Prime Minister Viktor Orban leads a nationalist government with a strongly anti-immigrant platform.
A senior U.N. human rights official urged Hungary on Wednesday to move asylum-seeking families held in “prison-like” transit zones on the Serbian border to other facilities in Hungary that he said are almost empty.
Migrants arriving at the European Union’s southern border from Serbia have been held at special holding camps called transit zones while their asylum requests are pending, a practice that has already drawn criticism from the United Nations.
The United Nations Special Rapporteur on the human rights of migrants, Felipe Gonzalez Morales, said that last week there were 280 people in two such facilities on Hungary’s southern border with Serbia, 60 percent of them children.
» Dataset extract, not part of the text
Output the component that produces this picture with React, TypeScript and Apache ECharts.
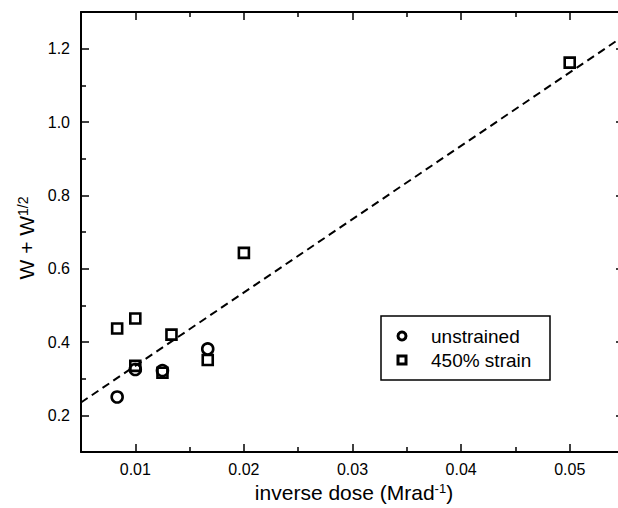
import React, { useEffect, useRef } from "react";
import * as echarts from "echarts";

const unstrained: [number, number][] = [
  [0.00833, 0.25],
  [0.01, 0.325],
  [0.0125, 0.322],
  [0.01667, 0.381],
];
const strain450: [number, number][] = [
  [0.00833, 0.437],
  [0.01, 0.464],
  [0.01, 0.335],
  [0.0125, 0.316],
  [0.01333, 0.42],
  [0.01667, 0.351],
  [0.02, 0.643],
  [0.05, 1.162],
];
const fitLine: [number, number][] = [
  [0.005, 0.235],
  [0.055, 1.235],
];
const xMajor = [0.01, 0.02, 0.03, 0.04, 0.05];
const xMinor = [0.015, 0.025, 0.035, 0.045];
const yMajor = [0.2, 0.4, 0.6, 0.8, 1.0, 1.2];
const yMinor = [0.3, 0.5, 0.7, 0.9, 1.1];
const legendNames = ["unstrained", "450% strain"];

const FONT = "Liberation Sans, Arial, sans-serif";

export default function App() {
  const ref = useRef<HTMLDivElement>(null);
  useEffect(() => {
    if (!ref.current) return;
    const chart = echarts.init(ref.current, null, { renderer: "svg" });
    const xAx = (pos: string, ticks: number[], len: number, line: boolean, label: boolean) => ({
      type: "value",
      position: pos,
      min: 0.005,
      max: 0.055,
      splitLine: { show: false },
      axisLine: { show: line, onZero: false, lineStyle: { color: "#000", width: 2 } },
      axisTick: {
        show: true,
        inside: true,
        length: len,
        customValues: ticks,
        lineStyle: { color: "#000", width: 1.5 },
      },
      axisLabel: {
        show: label,
        customValues: ticks,
        margin: 9,
        color: "#000",
        fontSize: 16,
        fontFamily: FONT,
        formatter: (v: number) => v.toFixed(2),
      },
    });
    const yAx = (pos: string, ticks: number[], len: number, line: boolean, label: boolean) => ({
      type: "value",
      position: pos,
      min: 0.1,
      max: 1.3,
      splitLine: { show: false },
      axisLine: { show: line, onZero: false, lineStyle: { color: "#000", width: 2 } },
      axisTick: {
        show: true,
        inside: true,
        length: len,
        customValues: ticks,
        lineStyle: { color: "#000", width: 1.5 },
      },
      axisLabel: {
        show: label,
        customValues: ticks,
        margin: 11,
        color: "#000",
        fontSize: 16,
        fontFamily: FONT,
        formatter: (v: number) => v.toFixed(1),
      },
    });
    chart.setOption({
      animation: false,
      backgroundColor: "#fff",
      grid: { left: 81, top: 12, width: 543, height: 440, containLabel: false },
      xAxis: [
        xAx("bottom", xMajor, 8, true, true),
        xAx("bottom", xMinor, 5, false, false),
        xAx("top", xMajor, 8, true, false),
        xAx("top", xMinor, 5, false, false),
      ],
      yAxis: [
        yAx("left", yMajor, 8, true, true),
        yAx("left", yMinor, 5, false, false),
        yAx("right", yMajor, 8, true, false),
        yAx("right", yMinor, 5, false, false),
      ],
      series: [
        {
          type: "line",
          name: "fit",
          data: fitLine,
          xAxisIndex: 0,
          yAxisIndex: 0,
          showSymbol: false,
          symbol: "none",
          lineStyle: { color: "#000", width: 2, type: [8, 5] },
          silent: true,
        },
        {
          type: "scatter",
          name: legendNames[0],
          data: unstrained,
          xAxisIndex: 0,
          yAxisIndex: 0,
          symbol: "circle",
          symbolSize: 11,
          itemStyle: { color: "rgba(0,0,0,0)", borderColor: "#000", borderWidth: 2.6, opacity: 1 },
        },
        {
          type: "scatter",
          name: legendNames[1],
          data: strain450,
          xAxisIndex: 0,
          yAxisIndex: 0,
          symbol: "rect",
          symbolSize: 10,
          itemStyle: { color: "rgba(0,0,0,0)", borderColor: "#000", borderWidth: 2.6, opacity: 1 },
        },
      ],
      graphic: [
        {
          type: "rect",
          shape: { x: 381, y: 316, width: 169, height: 64 },
          style: { fill: "#fff", stroke: "#000", lineWidth: 1.5 },
        },
        {
          type: "circle",
          shape: { cx: 402, cy: 336, r: 4 },
          style: { fill: "none", stroke: "#000", lineWidth: 3 },
        },
        {
          type: "rect",
          shape: { x: 398, y: 356, width: 8, height: 8 },
          style: { fill: "none", stroke: "#000", lineWidth: 3 },
        },
        {
          type: "text",
          x: 431,
          y: 336,
          style: { text: legendNames[0], font: `19px ${FONT}`, fill: "#000", verticalAlign: "middle" },
        },
        {
          type: "text",
          x: 431,
          y: 360,
          style: { text: legendNames[1], font: `19px ${FONT}`, fill: "#000", verticalAlign: "middle" },
        },
        {
          type: "text",
          x: 354,
          y: 492,
          style: {
            text: "{m|inverse dose (Mrad}{s|-1}{m|)}",
            align: "center",
            verticalAlign: "middle",
            fill: "#000",
            rich: {
              m: { fontSize: 21, fontFamily: FONT, fill: "#000" },
              s: { fontSize: 13, fontFamily: FONT, fill: "#000", verticalAlign: "top" },
            },
          },
        },
        {
          type: "text",
          x: 26,
          y: 238,
          rotation: Math.PI / 2,
          style: {
            text: "{m|W + W}{s|1/2}",
            align: "center",
            verticalAlign: "middle",
            fill: "#000",
            rich: {
              m: { fontSize: 21, fontFamily: FONT, fill: "#000" },
              s: { fontSize: 14, fontFamily: FONT, fill: "#000", verticalAlign: "top" },
            },
          },
        },
      ],
    });
    return () => chart.dispose();
  }, []);
  return (
    <div style={{ width: 618, height: 508, position: "absolute", left: 0, top: 0, overflow: "hidden" }}>
      <div ref={ref} style={{ width: 632, height: 508 }} />
    </div>
  );
}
Presenting the first findings of a report on the treatment of migrants, he told a news conference that children should not be detained based on their migratory status.
The report had found “very restrictive” conditions for people being held there, he said, adding he had visited a number of other facilities where children could be accommodated with their families, which he said were almost empty.
Gonzalez Morales said the fact that asylum-seekers were still held in the “prison-like environment” of transit zones, with barbed-wire defenses even on the roofs of sections holding children, might be seen as an attempt to intimidate people there.
“I am afraid that all people held there regardless of age acts as a sort of deterrent,” he said, adding that the fact that people could leave the zones toward Serbia “does not prevent me from saying these are places of detention.”
Gonzalez Morales said Orban’s government, which provided the monitor unimpeded access to facilities it wanted to visit, did not consider transit zones places of detention and did not provide a reason why children with families were held in there.
He also called on Hungary to repeal a declaration of a state of emergency due to mass immigration as the conditions of its application were no longer in place. In any case, no such regulation should override human rights, he said.
“If in reality there is no mass influx of immigration the security situation cannot be considered the same as four years ago,” he said, adding the position that a crisis could resurface was not a sufficient reason to keep renewing the measure.